Abstract

Abstract A pretty perilous and challenging exercise, especially for someone like me who indulges in thinking of himself, in a somewhat defensive and questionable way, I confess, as having no specific field or period of competence and evading any precise definition or classification in academic terms. As a matter of fact, I have been lucky enough to spend most of my life in an institution, the EHESS [École des hautes études en sciences sociales], which, in those days, having become an independent school, was open to people who refused to defer to the academic division of labor and which, under the rule of great personalities like Fernand Braudel and my friend Jacques Le Goff, would welcome young people with non-conformist backgrounds in order for them to develop their formation according to their own lines. To develop it—I wouldn't say to achieve it, for as far as I am concerned there seems to be no end to it: hence the challenge, which consists in having to look back at one's own intellectual past through the viewer and the lens of the present.
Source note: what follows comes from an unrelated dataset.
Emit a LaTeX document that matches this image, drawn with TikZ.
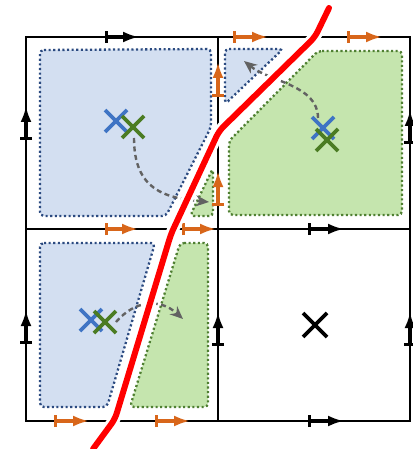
\documentclass[tikz,border=0pt]{standalone}
\usetikzlibrary{arrows.meta,calc}
\definecolor{bluefill}{HTML}{D3DFF1}
\definecolor{blueedge}{HTML}{2B4A80}
\definecolor{greenfill}{HTML}{C5E5AE}
\definecolor{greenedge}{HTML}{4F7F32}
\definecolor{bluex}{HTML}{3F74C4}
\definecolor{greenx}{HTML}{4B7C23}
\definecolor{orangem}{HTML}{D8661A}
\definecolor{grayarrow}{HTML}{626262}
\tikzset{
  bluereg/.style={fill=bluefill, draw=blueedge, line width=2.3pt, dash pattern=on 2.1pt off 2.5pt, rounded corners=4pt},
  greenreg/.style={fill=greenfill, draw=greenedge, line width=2.3pt, dash pattern=on 2.1pt off 2.5pt, rounded corners=4pt},
  gridline/.style={draw=black, line width=2.4pt},
  edgemark/.style={line width=3.2pt, {Bar[width=12pt,line width=2.6pt]}-{Latex[length=16pt,width=11pt]}},
  blackmark/.style={edgemark, draw=black},
  orangemark/.style={edgemark, draw=orangem},
  crossline/.style={line width=3.6pt},
  flowarrow/.style={draw=grayarrow, line width=2.4pt, dash pattern=on 5pt off 3.5pt, -{Stealth[length=13pt,width=11pt]}},
  redhalo/.style={draw=white, line width=12pt, line join=round, line cap=round},
  redline/.style={draw=red, line width=6pt, line join=round, line cap=round}
}
\newcommand{\xmark}[3]{% center, color, half size
  \draw[crossline,#2] ($(#1)+(-#3,-#3)$) -- ($(#1)+(#3,#3)$);
  \draw[crossline,#2] ($(#1)+(-#3,#3)$) -- ($(#1)+(#3,-#3)$);
}
\begin{document}
\begin{tikzpicture}[x=1pt,y=-1pt]
\useasboundingbox (0,0) rectangle (412,449);
\fill[white] (0,0) rectangle (412,449);

% regions
\draw[bluereg] (40,50) -- (211,49) -- (211,127) -- (166,216) -- (40,216) -- cycle;
\draw[greenreg] (213,168) -- (213,216) -- (190,216) -- cycle;
\draw[bluereg] (225,49) -- (283,49) -- (225,104) -- cycle;
\draw[greenreg] (318,51) -- (402,51) -- (402,215) -- (229,215) -- (229,141) -- cycle;
\draw[bluereg] (40,243) -- (155,243) -- (107,407) -- (40,407) -- cycle;
\draw[greenreg] (180,243) -- (208,243) -- (208,407) -- (130,407) -- cycle;

% grid
\draw[gridline] (26,37) rectangle (410,421);
\draw[gridline] (218,37) -- (218,421);
\draw[gridline] (26,229) -- (410,229);

% edge markers
\coordinate (t1a) at (105,37); \coordinate (t1b) at (139,37);
\draw[blackmark] (t1a) -- (t1b);
\coordinate (l1a) at (26,140); \coordinate (l1b) at (26,106);
\draw[blackmark] (l1a) -- (l1b);
\coordinate (l2a) at (26,344); \coordinate (l2b) at (26,310);
\draw[blackmark] (l2a) -- (l2b);
\coordinate (m2a) at (218,346); \coordinate (m2b) at (218,312);
\draw[blackmark] (m2a) -- (m2b);
\coordinate (r1a) at (410,144); \coordinate (r1b) at (410,110);
\draw[blackmark] (r1a) -- (r1b);
\coordinate (r2a) at (410,346); \coordinate (r2b) at (410,312);
\draw[blackmark] (r2a) -- (r2b);
\coordinate (h2a) at (308,229); \coordinate (h2b) at (344,229);
\draw[blackmark] (h2a) -- (h2b);
\coordinate (b2a) at (308,421); \coordinate (b2b) at (344,421);
\draw[blackmark] (b2a) -- (b2b);

\coordinate (o1a) at (233,37); \coordinate (o1b) at (268,37);
\draw[orangemark] (o1a) -- (o1b);
\coordinate (o2a) at (347,37); \coordinate (o2b) at (382,37);
\draw[orangemark] (o2a) -- (o2b);
\coordinate (o3a) at (218,97); \coordinate (o3b) at (218,62);
\draw[orangemark] (o3a) -- (o3b);
\coordinate (o4a) at (218,206); \coordinate (o4b) at (218,171);
\draw[orangemark] (o4a) -- (o4b);
\coordinate (o5a) at (105,229); \coordinate (o5b) at (138,229);
\draw[orangemark] (o5a) -- (o5b);
\coordinate (o6a) at (182,229); \coordinate (o6b) at (216,229);
\draw[orangemark] (o6a) -- (o6b);
\coordinate (o7a) at (54,421); \coordinate (o7b) at (89,421);
\draw[orangemark] (o7a) -- (o7b);
\coordinate (o8a) at (155,421); \coordinate (o8b) at (190,421);
\draw[orangemark] (o8a) -- (o8b);

% crosses
\coordinate (bx1) at (116,121); \coordinate (gx1) at (133,127);
\coordinate (bx2) at (323,128); \coordinate (gx2) at (327,140);
\coordinate (bx3) at (91,320);  \coordinate (gx3) at (105,322);
\coordinate (kx)  at (315,325);
\xmark{bx1}{bluex}{11}
\xmark{gx1}{greenx}{11}
\xmark{bx2}{bluex}{11}
\xmark{gx2}{greenx}{11}
\xmark{bx3}{bluex}{11}
\xmark{gx3}{greenx}{11}
\xmark{kx}{black}{12}

% flow arrows
\coordinate (f1s) at (134,138); \coordinate (f1e) at (209,202);
\draw[flowarrow] (f1s) .. controls (134,190) and (165,198) .. (f1e);
\coordinate (f2s) at (318,118); \coordinate (f2e) at (244,61);
\draw[flowarrow] (f2s) .. controls (318,85) and (270,82) .. (f2e);
\coordinate (f3s) at (116,322); \coordinate (f3e) at (183,319);
\draw[flowarrow] (f3s) .. controls (135,300) and (160,298) .. (f3e);

% red boundary
\coordinate (r0) at (329,8); \coordinate (r1) at (315,37);
\coordinate (r2) at (219,131); \coordinate (r3) at (171,234);
\coordinate (r4) at (115,419); \coordinate (r5) at (93,449);
\draw[redhalo,rounded corners=6pt] (r0) -- (r1) -- (r2) -- (r3) -- (r4) -- (r5);
\draw[redline,rounded corners=6pt] (r0) -- (r1) -- (r2) -- (r3) -- (r4) -- (r5);
\end{tikzpicture}
\end{document}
Part of the picture, which happened to be of great consequence to me, was, and still is, a great freedom and encouragement to travel, lecture, teach, and study abroad, in my case especially in the States, where, for a long time, I felt much more at ease with authentic art historians and critics than I did in France, and developed some deep and enduring friendships with great individuals like Meyer Schapiro, Rosalind Krauss, Tony Vidler, Tim Clark, and Hank Millon, not to mention several artists and architects I will refer to later. Travelling: I don't claim any originality when saying that I owe to my urge to travel a large part of my formation as an art historian. I remember with emotion looking with Meyer Schapiro through his travel notebooks. I keep boxes filled with my own.